The Linux df command is what I generally use to find out how much space is available in a file system in the bash command line. By default with no arguments it will give the amount of space available on all mounted file systems. It can also be given a mount point, or a path of a file, however it will still only give data for the file system as a whole. So then this brings up some questions when it comes to knowing how much space something takes up also when it comes to files and folders as the Linux df command alone is not enough.
So this will be a quick post not just on the Linux df command, but also some related topics when it comes to knowing not just how much space is available on a file system, but also to know how much space certain files and folders take up from a bash command line environment.
Calling the Linux df command by itself will give a table of how much space is Used and Available on a per file system basis. In most Linux systems there is more than one file system at play, for Example in Raspberry PI OS there is a large partition for the root mount point, but then there is a separate file system for the boot folder.
The size should be 1K-blocks by default, but there are of course options to change that. There are some additional options and tricks with other commands, but for the most part this is all the Linux df command is good for.
Often I might want to get the size of not just a file system as a whole, but how much space a single file or folder takes up. When it comes to this there is a difference between actual apparent size of a file, and how much space a file takes up in a file system. By default the du command will give a size that is how much space the file takes up in terms of file system blocks. So the results given can be a lot higher then one might expect for small files. However this is easily addresses with the –apparent-size option.
The du command is the better tool of choice when I want to find out how much space a file or folder takes up as df will just give stats that have to do with the whole file system.
First off I should cover how to get an actual file size with the du command. For this I would want to pass the –apparent-size option. On top of that I might want to set the block size to one byte by way of a –block=1 option. In this section I will be going over a quick example that will help to confirm first hand that this works.

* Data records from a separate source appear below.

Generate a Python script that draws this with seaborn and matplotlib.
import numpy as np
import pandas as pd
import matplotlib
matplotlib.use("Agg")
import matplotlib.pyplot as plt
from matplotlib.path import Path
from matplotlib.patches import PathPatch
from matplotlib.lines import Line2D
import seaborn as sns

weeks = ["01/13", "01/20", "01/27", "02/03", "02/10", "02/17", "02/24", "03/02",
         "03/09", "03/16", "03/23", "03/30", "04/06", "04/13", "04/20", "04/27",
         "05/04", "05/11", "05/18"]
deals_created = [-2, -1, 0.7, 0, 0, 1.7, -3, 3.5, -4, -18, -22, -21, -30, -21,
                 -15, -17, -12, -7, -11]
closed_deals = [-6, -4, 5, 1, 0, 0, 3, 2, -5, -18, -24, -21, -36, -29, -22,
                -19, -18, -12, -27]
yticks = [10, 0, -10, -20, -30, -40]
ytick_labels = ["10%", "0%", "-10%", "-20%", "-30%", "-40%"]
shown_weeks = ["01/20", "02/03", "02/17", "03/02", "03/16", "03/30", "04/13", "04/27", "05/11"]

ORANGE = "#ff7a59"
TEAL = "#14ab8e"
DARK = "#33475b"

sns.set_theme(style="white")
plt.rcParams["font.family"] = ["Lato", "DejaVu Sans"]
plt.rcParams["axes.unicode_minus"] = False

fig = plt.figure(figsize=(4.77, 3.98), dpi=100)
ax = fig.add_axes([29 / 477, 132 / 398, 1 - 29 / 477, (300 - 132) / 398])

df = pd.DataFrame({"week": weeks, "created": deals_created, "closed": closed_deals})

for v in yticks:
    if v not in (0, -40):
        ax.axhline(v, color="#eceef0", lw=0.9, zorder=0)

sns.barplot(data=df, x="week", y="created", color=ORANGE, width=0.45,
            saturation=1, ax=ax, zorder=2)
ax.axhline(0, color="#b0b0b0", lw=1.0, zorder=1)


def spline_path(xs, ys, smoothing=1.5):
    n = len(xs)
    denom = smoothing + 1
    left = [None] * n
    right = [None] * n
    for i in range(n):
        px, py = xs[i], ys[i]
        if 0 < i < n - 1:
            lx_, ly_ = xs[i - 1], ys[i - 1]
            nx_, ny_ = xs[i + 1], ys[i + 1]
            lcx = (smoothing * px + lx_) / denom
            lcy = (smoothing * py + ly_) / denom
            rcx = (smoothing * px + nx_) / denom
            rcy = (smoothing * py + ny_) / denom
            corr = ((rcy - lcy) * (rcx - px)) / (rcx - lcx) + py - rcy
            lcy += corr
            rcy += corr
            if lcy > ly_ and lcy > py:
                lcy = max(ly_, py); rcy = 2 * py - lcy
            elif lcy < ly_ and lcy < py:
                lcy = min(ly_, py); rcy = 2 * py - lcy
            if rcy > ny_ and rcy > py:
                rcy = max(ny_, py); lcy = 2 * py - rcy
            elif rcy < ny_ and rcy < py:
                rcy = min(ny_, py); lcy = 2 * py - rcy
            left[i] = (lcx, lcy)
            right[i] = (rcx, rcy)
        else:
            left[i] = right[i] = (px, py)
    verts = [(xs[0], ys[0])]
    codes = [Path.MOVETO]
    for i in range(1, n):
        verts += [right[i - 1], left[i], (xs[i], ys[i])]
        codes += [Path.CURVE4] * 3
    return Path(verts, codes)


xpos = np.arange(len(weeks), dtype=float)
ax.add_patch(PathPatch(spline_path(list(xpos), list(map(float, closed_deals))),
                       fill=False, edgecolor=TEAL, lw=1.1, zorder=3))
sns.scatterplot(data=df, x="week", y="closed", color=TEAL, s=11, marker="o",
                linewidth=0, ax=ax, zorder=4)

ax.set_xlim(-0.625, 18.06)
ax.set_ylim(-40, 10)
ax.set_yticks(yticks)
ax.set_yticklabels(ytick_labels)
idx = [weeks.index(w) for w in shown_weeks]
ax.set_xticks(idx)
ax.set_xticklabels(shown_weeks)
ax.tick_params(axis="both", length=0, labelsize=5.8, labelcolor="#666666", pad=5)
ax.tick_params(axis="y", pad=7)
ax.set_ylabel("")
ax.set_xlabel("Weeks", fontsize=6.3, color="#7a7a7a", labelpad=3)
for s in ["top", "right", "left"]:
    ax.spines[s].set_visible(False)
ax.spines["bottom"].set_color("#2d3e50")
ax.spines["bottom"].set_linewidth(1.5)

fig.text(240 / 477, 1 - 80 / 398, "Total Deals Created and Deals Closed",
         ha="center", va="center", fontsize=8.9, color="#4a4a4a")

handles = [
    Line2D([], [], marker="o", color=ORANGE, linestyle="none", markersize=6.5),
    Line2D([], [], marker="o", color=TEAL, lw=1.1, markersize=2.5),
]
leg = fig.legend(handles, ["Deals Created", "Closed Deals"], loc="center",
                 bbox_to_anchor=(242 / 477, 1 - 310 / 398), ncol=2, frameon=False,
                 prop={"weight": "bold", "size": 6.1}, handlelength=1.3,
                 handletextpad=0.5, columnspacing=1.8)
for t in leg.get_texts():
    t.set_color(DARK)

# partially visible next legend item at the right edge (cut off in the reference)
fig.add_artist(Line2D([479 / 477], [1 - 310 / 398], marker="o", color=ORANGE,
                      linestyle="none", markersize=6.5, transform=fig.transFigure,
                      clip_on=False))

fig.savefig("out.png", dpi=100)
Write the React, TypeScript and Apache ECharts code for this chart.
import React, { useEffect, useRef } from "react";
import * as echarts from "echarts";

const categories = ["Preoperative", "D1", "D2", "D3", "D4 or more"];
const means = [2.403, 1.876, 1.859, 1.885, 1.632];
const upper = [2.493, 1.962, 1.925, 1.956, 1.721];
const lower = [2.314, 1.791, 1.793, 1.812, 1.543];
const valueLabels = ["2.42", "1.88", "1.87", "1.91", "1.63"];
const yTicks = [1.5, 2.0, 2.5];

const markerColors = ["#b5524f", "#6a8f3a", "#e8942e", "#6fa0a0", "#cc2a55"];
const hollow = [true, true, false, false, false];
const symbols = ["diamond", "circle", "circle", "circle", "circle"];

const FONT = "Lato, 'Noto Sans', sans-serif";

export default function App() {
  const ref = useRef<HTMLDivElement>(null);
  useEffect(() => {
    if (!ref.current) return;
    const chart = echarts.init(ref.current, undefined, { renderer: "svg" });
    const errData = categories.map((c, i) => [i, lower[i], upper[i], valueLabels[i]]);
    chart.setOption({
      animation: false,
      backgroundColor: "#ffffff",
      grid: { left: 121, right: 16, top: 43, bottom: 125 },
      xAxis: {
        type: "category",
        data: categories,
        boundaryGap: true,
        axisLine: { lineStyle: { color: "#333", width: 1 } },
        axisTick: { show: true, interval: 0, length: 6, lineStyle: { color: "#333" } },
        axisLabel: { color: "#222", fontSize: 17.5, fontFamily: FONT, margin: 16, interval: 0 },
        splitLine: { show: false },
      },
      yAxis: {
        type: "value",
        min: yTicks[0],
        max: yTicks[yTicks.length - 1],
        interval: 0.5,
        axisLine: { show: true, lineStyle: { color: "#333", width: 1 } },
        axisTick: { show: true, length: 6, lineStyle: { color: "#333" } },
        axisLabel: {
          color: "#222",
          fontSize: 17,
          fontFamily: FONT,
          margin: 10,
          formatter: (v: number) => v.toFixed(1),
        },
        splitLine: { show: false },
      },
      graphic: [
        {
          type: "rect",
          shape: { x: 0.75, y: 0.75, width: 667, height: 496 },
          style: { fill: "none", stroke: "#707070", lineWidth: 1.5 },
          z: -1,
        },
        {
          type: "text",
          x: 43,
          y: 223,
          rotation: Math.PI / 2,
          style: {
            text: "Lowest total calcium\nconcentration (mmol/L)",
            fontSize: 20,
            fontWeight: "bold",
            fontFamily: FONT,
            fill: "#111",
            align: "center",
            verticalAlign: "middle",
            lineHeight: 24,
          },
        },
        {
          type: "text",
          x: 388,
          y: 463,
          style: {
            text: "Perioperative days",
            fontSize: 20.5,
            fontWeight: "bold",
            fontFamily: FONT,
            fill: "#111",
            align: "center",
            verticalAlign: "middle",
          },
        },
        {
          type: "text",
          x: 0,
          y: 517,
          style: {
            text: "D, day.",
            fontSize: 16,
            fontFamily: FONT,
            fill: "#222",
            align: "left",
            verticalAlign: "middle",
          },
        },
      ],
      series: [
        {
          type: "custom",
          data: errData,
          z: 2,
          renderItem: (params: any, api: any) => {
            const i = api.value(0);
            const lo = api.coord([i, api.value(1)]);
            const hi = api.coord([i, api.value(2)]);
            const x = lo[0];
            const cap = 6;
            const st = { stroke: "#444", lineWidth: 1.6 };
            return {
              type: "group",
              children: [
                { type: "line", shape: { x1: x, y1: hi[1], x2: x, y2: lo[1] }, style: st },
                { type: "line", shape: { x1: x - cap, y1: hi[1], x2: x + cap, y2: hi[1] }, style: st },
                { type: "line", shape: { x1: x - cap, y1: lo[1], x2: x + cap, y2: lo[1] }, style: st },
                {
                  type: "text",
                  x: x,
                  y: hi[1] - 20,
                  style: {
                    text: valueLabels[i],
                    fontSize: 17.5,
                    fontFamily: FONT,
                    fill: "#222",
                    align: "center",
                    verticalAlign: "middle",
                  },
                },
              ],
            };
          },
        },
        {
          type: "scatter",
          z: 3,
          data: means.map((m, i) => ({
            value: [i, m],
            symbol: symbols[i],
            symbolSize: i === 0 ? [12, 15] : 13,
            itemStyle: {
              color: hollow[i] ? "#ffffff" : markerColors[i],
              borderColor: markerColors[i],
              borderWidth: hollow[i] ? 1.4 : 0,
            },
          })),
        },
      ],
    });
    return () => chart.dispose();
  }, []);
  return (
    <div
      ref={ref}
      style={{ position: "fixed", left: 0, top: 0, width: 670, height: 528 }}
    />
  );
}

So if I go to my home path and use Linux redirection to create a file that is five bytes I should be able to get a result of five in the command line with du if given the right options.
Seems to work as expected, I used Linux redirection to create a file with the string 12345 so I am sticking to the ascii range. I then know that the file should be five bytes when it comes to the actual file size. When given the proper options the du command gives a result that is in fact just that.
If I do not give the proper options to get actual file size then I might get a result that is a lot higher than exspected.
This is not wrong actually as this is the amount of space that the file is taking up in terms of blocks on the actual file system. In widows there is Size, and then Size on Disk that you might be familiar with, this is more or less the same think in Linux or any file system for that matter. There is the actual size of the file, and then there is how much space a file takes up when you take into account how many blocks it is taking up, and any additional file system meta data for the file.
The Linux du command can also be used to add up how much space a folder takes up also.
The Linux df command is useful for finding out how much space I have left on a file system, but it is not helpful for getting a count on how much space a folder or file takes up. When it comes to getting how much space a file takes up there is the Linux du command, but even then I need to be mindful of the options used.